### Job
Below is a listing; print exactly its lines from the one containing "Write the matplotlib code for this chart." down to the one containing "ax.plot(carga_50, temp_50, ls='none', zorder=2, **mk['d50'])", both inclusive, with every picture left out.

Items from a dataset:
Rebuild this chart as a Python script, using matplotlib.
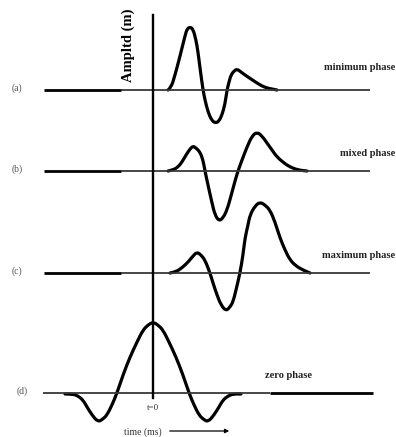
import numpy as np
import matplotlib.pyplot as plt
from matplotlib.path import Path
from matplotlib.patches import PathPatch

# time offset from t=0 (px) and amplitude (px, up positive)
t_min = [15, 18, 22, 26, 29, 32, 34, 37, 40, 43, 45, 47, 50, 52, 55, 59, 63, 66,
         69, 72, 74, 76, 78, 81, 84, 88, 92, 98, 104, 109, 114, 119, 124]
a_min = [0, 2, 15, 30, 42, 54, 61, 63, 61, 50, 38, 22, 0, -10, -22, -31, -33, -31,
         -25, -14, 0, 8, 15, 19, 21, 18, 15, 11, 7, 4, 2, 1, 0]

t_mix = [15, 20, 25, 29, 33, 37, 40, 43, 47, 50, 52, 55, 59, 62, 66, 70, 74, 78,
         82, 85, 89, 94, 99, 104, 109, 114, 119, 124, 131, 137, 145, 154]
a_mix = [0, 1, 4, 9, 16, 22, 25, 23, 19, 11, 0, -14, -32, -44, -50, -47, -39, -25,
         -10, 0, 11, 24, 35, 39, 35, 28, 21, 14, 8, 4, 1, 0]

t_max = [17, 23, 30, 36, 40, 44, 48, 52, 57, 60, 64, 68, 73, 77, 80, 83, 87, 90,
         92, 95, 97, 102, 107, 112, 117, 122, 127, 132, 137, 143, 150, 157]
a_max = [0, 1, 6, 12, 17, 21, 18, 13, 0, -10, -22, -32, -38, -34, -29, -17, 0, 18,
         35, 48, 58, 67, 71, 68, 63, 51, 35, 23, 13, 7, 3, 0]

t_zero = [-88, -80, -75, -70, -66, -61, -55, -50, -46, -41, -36, -30, -23, -16, -10,
          -5, 0, 5, 10, 16, 23, 30, 36, 41, 46, 50, 55, 61, 66, 70, 75, 80, 88]
a_zero = [-1, -1, -3, -7, -14, -22, -29, -26, -22, -12, 0, 18, 36, 51, 63, 68, 71,
          68, 63, 51, 36, 18, 0, -12, -22, -26, -29, -22, -14, -7, -3, -1, -1]

letters = ["(a)", "(b)", "(c)", "(d)"]
names = ["minimum phase", "mixed phase", "maximum phase", "zero phase"]
baselines = [90, 171, 273, 393]

t0 = 153  # position of t=0

fig = plt.figure(figsize=(3.96, 4.37), dpi=100)
ax = fig.add_axes([0, 0, 1, 1])
ax.set_xlim(0, 396)
ax.set_ylim(437, 0)
ax.axis("off")

serif = ["Liberation Serif", "DejaVu Serif"]


def smooth_path(xs, ys):
    # quadratic bezier through the midpoints, read points used as control points
    pts = np.column_stack([xs, ys])
    verts = [pts[0]]
    codes = [Path.MOVETO]
    for i in range(1, len(pts) - 1):
        verts += [pts[i], (pts[i] + pts[i + 1]) / 2]
        codes += [Path.CURVE3, Path.CURVE3]
    verts.append(pts[-1])
    codes.append(Path.LINETO)
    return Path(verts, codes)


# baselines
for b in baselines[:3]:
    ax.plot([44, 121], [b, b], color="black", lw=2.0, solid_capstyle="butt")
    ax.plot([121, 370], [b, b], color="#383838", lw=1.3, solid_capstyle="butt")
ax.plot([43, 270], [393, 393], color="#383838", lw=1.3, solid_capstyle="butt")
ax.plot([270, 373], [393, 393], color="black", lw=2.0, solid_capstyle="butt")

# vertical amplitude axis
ax.plot([t0, t0], [15, 398], color="black", lw=1.7)

# wavelets
waves = [(t_min, a_min), (t_mix, a_mix), (t_max, a_max), (t_zero, a_zero)]
for (t, a), b in zip(waves, baselines):
    p = smooth_path(t0 + np.array(t, float), b - np.array(a, float))
    ax.add_patch(PathPatch(p, fill=False, edgecolor="black", lw=2.3,
                           joinstyle="round", capstyle="round"))

# labels
for lab, b in zip(letters, baselines):
    ax.text(17 if lab != "(d)" else 22, b - 2, lab, family=serif, fontsize=7,
            color="#555555", ha="center", va="center")

name_pos = [(395, 68), (395, 154), (395, 255), (312, 375)]
for nm, (x, y) in zip(names, name_pos):
    ax.text(x, y, nm, family=serif, fontsize=7.5, fontweight="bold",
            color="#222222", ha="right", va="center")

ax.text(128, 45, "Ampltd (m)", family=serif, fontsize=10.5, fontweight="bold",
        rotation=90, ha="center", va="center")
ax.text(t0, 408, "t=0", family=serif, fontsize=6.5, color="#333333",
        ha="center", va="center")
ax.text(143, 432, "time (ms)", family=serif, fontsize=7, color="#333333",
        ha="center", va="center")
ax.annotate("", xy=(232, 431), xytext=(167, 431),
            arrowprops=dict(arrowstyle="-|>", color="black", lw=0.9,
                            mutation_scale=6))

fig.savefig("out.png", dpi=100)
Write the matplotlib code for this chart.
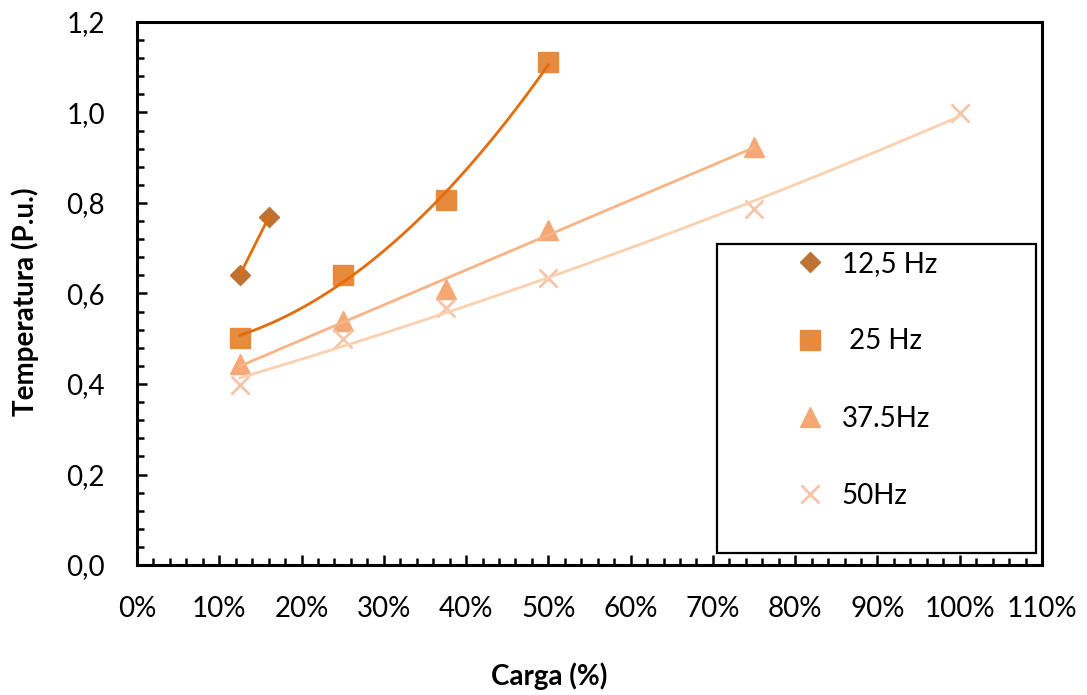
import numpy as np
import matplotlib
matplotlib.use("Agg")
import matplotlib.pyplot as plt
from matplotlib.patches import Rectangle
from matplotlib.ticker import MultipleLocator, FuncFormatter
from matplotlib.lines import Line2D

plt.rcParams['font.family'] = ['Lato', 'DejaVu Sans']

# carga (fraccion) y temperatura (p.u.) por frecuencia
carga_125 = [0.125, 0.16]
temp_125 = [0.641, 0.768]
carga_25 = [0.125, 0.25, 0.375, 0.50]
temp_25 = [0.502, 0.641, 0.807, 1.111]
carga_375 = [0.125, 0.25, 0.375, 0.50, 0.75]
temp_375 = [0.445, 0.540, 0.611, 0.740, 0.924]
carga_50 = [0.125, 0.25, 0.375, 0.50, 0.75, 1.00]
temp_50 = [0.398, 0.500, 0.567, 0.634, 0.786, 1.000]

labels = ['12,5 Hz', ' 25 Hz', '37.5Hz', '50Hz']

c_125 = '#BF7332'
c_25 = '#E68A3E'
c_375 = '#F5A876'
c_50 = '#F6C4AA'
lc_dark = '#E46C0A'
lc_375 = '#F8B487'
lc_50 = '#FBD0AF'

FS = 20

fig = plt.figure(figsize=(10.87, 6.95), dpi=100)
ax = fig.add_axes([137/1087, 1-565/695, (1042-137)/1087, (565-22)/695])


def tendencia(x, y, grado, color):
    c = np.polyfit(x, y, grado)
    xs = np.linspace(min(x), max(x), 200)
    ax.plot(xs, np.polyval(c, xs), color=color, lw=2, zorder=3)


tendencia(carga_125, temp_125, 1, lc_dark)
tendencia(carga_25, temp_25, 2, lc_dark)
tendencia(carga_375, temp_375, 1, lc_375)
tendencia(carga_50, temp_50, 2, lc_50)

mk = dict(
    d125=dict(marker='D', ms=10.5, color=c_125),
    d25=dict(marker='s', ms=14.5, color=c_25),
    d375=dict(marker='^', ms=15, color=c_375),
    d50=dict(marker='x', ms=13, mew=2, color=c_50),
)

ax.plot(carga_125, temp_125, ls='none', zorder=2, **mk['d125'])
ax.plot(carga_25, temp_25, ls='none', zorder=2, **mk['d25'])
ax.plot(carga_375, temp_375, ls='none', zorder=2, **mk['d375'])
ax.plot(carga_50, temp_50, ls='none', zorder=2, **mk['d50'])

ax.set_xlim(0, 1.10)
ax.set_ylim(0, 1.2)
ax.xaxis.set_major_locator(MultipleLocator(0.10))
ax.xaxis.set_minor_locator(MultipleLocator(0.02))
ax.yaxis.set_major_locator(MultipleLocator(0.2))
ax.yaxis.set_minor_locator(MultipleLocator(0.04))
ax.xaxis.set_major_formatter(FuncFormatter(lambda v, p: f"{v*100:.0f}%"))
ax.yaxis.set_major_formatter(FuncFormatter(lambda v, p: f"{v:.1f}".replace('.', ',')))

ax.tick_params(which='both', direction='in', width=1.8, labelsize=FS, colors='black')
ax.tick_params(which='major', length=7)
ax.tick_params(which='minor', length=5)
ax.tick_params(axis='x', which='major', pad=22)
ax.tick_params(axis='y', which='major', pad=23)
for s in ax.spines.values():
    s.set_linewidth(2.2)

ax.set_xlabel('Carga (%)', fontsize=FS, fontweight='bold')
ax.set_ylabel('Temperatura (P.u.)', fontsize=FS, fontweight='bold')
ax.xaxis.set_label_coords((549-137)/905, -(662-565)/543)
ax.yaxis.set_label_coords(-(137-39)/905, (565-302)/543)

# recuadro de la leyenda
x0 = (716.7-137)/905
y0 = (565-553.3)/543
ax.add_patch(Rectangle((x0, y0), (1035.7-716.7)/905, (553.3-243.7)/543,
                       transform=ax.transAxes, facecolor='white', edgecolor='black',
                       lw=1.6, clip_on=False, zorder=5))

handles = [Line2D([], [], ls='none', **mk[k]) for k in ('d125', 'd25', 'd375', 'd50')]
leg = ax.legend(handles, labels, loc='upper left', frameon=False, fontsize=FS,
                bbox_to_anchor=((796-137)/905, (565-251)/543),
                handlelength=1.0, handletextpad=0.65, labelspacing=1.85,
                borderpad=0, borderaxespad=0)
leg.set_zorder(6)

fig.savefig('out.png', dpi=100)
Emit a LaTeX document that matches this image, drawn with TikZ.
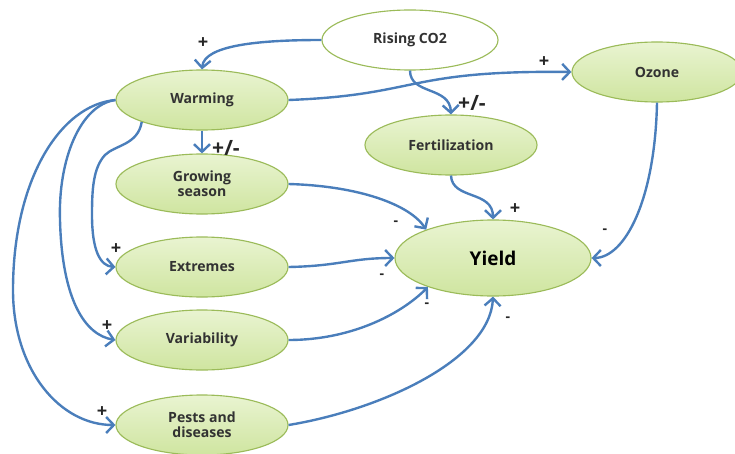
\documentclass[tikz,border=0pt]{standalone}
\usepackage{fontspec}
\setmainfont{Open Sans}
\usetikzlibrary{arrows.meta,shapes.geometric}
\definecolor{leafedge}{RGB}{155,187,89}
\definecolor{leaftop}{RGB}{233,244,209}
\definecolor{leafbot}{RGB}{207,229,160}
\definecolor{flowblue}{RGB}{74,126,187}
\definecolor{inktext}{RGB}{50,50,50}
\tikzset{
  leaf/.style={ellipse, draw=leafedge, line width=0.8pt, minimum width=4.3cm, minimum height=1.5cm,
    inner sep=0pt, align=center, text=inktext, font=\bfseries\fontsize{10}{10.5}\selectfont},
  blob/.style={leaf, top color=leaftop, bottom color=leafbot},
  plain/.style={leaf, fill=white},
  flow/.style={-{Straight Barb[length=1.9mm,width=4mm]}, line width=1.7pt, flowblue},
  sign/.style={text=black!85, inner sep=0pt, font=\bfseries\fontsize{10}{10}\selectfont},
  plus/.style={sign, font=\bfseries\fontsize{13}{13}\selectfont},
  bigsign/.style={sign, font=\bfseries\fontsize{15}{15}\selectfont},
}

\begin{document}
\begin{tikzpicture}[x=0.025cm, y=-0.025cm]
    \useasboundingbox (0,0) rectangle (735,453);
    % drivers
    \node[plain, minimum width=4.4cm] (co2) at (410,40) {Rising CO2};
    \node[blob] (warm) at (202,100) {Warming};
    \node[blob, minimum width=4.25cm] (ozone) at (657,72) {Ozone};
    \node[blob] (fert) at (451,145) {Fertilization};
    % effects of warming
    \node[blob] (gs) at (202,184) {Growing\\season};
    \node[blob] (ext) at (202,267) {Extremes};
    \node[blob] (var) at (202,340) {Variability};
    \node[blob] (pests) at (202,425) {Pests and\\diseases};
    % outcome
    \node[blob, minimum width=4.9cm, minimum height=1.9cm, text=black,
      font=\bfseries\fontsize{13.5}{15}\selectfont] (yield) at (493,258) {Yield};
    % links from rising CO2
    \draw[flow] (co2.west) .. controls (260,40) and (204,45) .. (warm.north);
    \draw[flow] (co2.south) .. controls (410,95) and (450,86) .. (fert.north);
    % links from warming
    \draw[flow] (warm.east) .. controls (420,95) and (405,70) .. (ozone.west);
    \draw[flow] (warm.south) -- (gs.north);
    \draw[flow] (warm.200) .. controls (138,145) and (115,145) .. (105,155)
      .. controls (93,168) and (92,190) .. (92,215) .. controls (92,250) and (100,266) .. (ext.west);
    \draw[flow] (warm.west) .. controls (80,105) and (58,160) .. (60,220)
      .. controls (62,300) and (85,335) .. (var.west);
    \draw[flow] (warm.west) .. controls (60,105) and (13,180) .. (13,290)
      .. controls (13,370) and (60,425) .. (pests.west);
    % links into yield
    \draw[flow] (gs.east) .. controls (360,186) and (410,205) .. (yield.157);
    \draw[flow] (ext.east) .. controls (340,266) and (350,258) .. (yield.west);
    \draw[flow] (var.east) .. controls (350,340) and (400,315) .. (yield.204);
    \draw[flow] (pests.east) .. controls (380,410) and (490,360) .. (yield.south);
    \draw[flow] (fert.south) .. controls (452,200) and (493,190) .. (yield.north);
    \draw[flow] (ozone.south) .. controls (655,200) and (625,258) .. (yield.east);
    % signs
    \node[plus] (pco2warm) at (203,43) {+};
    \node[bigsign] (pco2fert) at (472,103) {+/-};
    \node[plus] (pwarmoz) at (544,62) {+};
    \node[bigsign] (pwarmgs) at (226,148) {+/-};
    \node[plus] (pwarmext) at (116,249) {+};
    \node[plus] (pwarmvar) at (107,326) {+};
    \node[plus] (pwarmpest) at (102,412) {+};
    \node[sign] (mgs) at (396,223) {-};
    \node[sign] (mext) at (382,276) {-};
    \node[sign] (mvar) at (427,305) {-};
    \node[sign] (mpest) at (508,319) {-};
    \node[plus] (pfert) at (515,209) {+};
    \node[sign] (moz) at (605,231) {-};
\end{tikzpicture}
\end{document}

### Written response
Write the matplotlib code for this chart.
import numpy as np
import matplotlib
matplotlib.use("Agg")
import matplotlib.pyplot as plt
from matplotlib.patches import Rectangle
from matplotlib.ticker import MultipleLocator, FuncFormatter
from matplotlib.lines import Line2D

plt.rcParams['font.family'] = ['Lato', 'DejaVu Sans']

# carga (fraccion) y temperatura (p.u.) por frecuencia
carga_125 = [0.125, 0.16]
temp_125 = [0.641, 0.768]
carga_25 = [0.125, 0.25, 0.375, 0.50]
temp_25 = [0.502, 0.641, 0.807, 1.111]
carga_375 = [0.125, 0.25, 0.375, 0.50, 0.75]
temp_375 = [0.445, 0.540, 0.611, 0.740, 0.924]
carga_50 = [0.125, 0.25, 0.375, 0.50, 0.75, 1.00]
temp_50 = [0.398, 0.500, 0.567, 0.634, 0.786, 1.000]

labels = ['12,5 Hz', ' 25 Hz', '37.5Hz', '50Hz']

c_125 = '#BF7332'
c_25 = '#E68A3E'
c_375 = '#F5A876'
c_50 = '#F6C4AA'
lc_dark = '#E46C0A'
lc_375 = '#F8B487'
lc_50 = '#FBD0AF'

FS = 20

fig = plt.figure(figsize=(10.87, 6.95), dpi=100)
ax = fig.add_axes([137/1087, 1-565/695, (1042-137)/1087, (565-22)/695])


def tendencia(x, y, grado, color):
    c = np.polyfit(x, y, grado)
    xs = np.linspace(min(x), max(x), 200)
    ax.plot(xs, np.polyval(c, xs), color=color, lw=2, zorder=3)


tendencia(carga_125, temp_125, 1, lc_dark)
tendencia(carga_25, temp_25, 2, lc_dark)
tendencia(carga_375, temp_375, 1, lc_375)
tendencia(carga_50, temp_50, 2, lc_50)

mk = dict(
    d125=dict(marker='D', ms=10.5, color=c_125),
    d25=dict(marker='s', ms=14.5, color=c_25),
    d375=dict(marker='^', ms=15, color=c_375),
    d50=dict(marker='x', ms=13, mew=2, color=c_50),
)

ax.plot(carga_125, temp_125, ls='none', zorder=2, **mk['d125'])
ax.plot(carga_25, temp_25, ls='none', zorder=2, **mk['d25'])
ax.plot(carga_375, temp_375, ls='none', zorder=2, **mk['d375'])
ax.plot(carga_50, temp_50, ls='none', zorder=2, **mk['d50'])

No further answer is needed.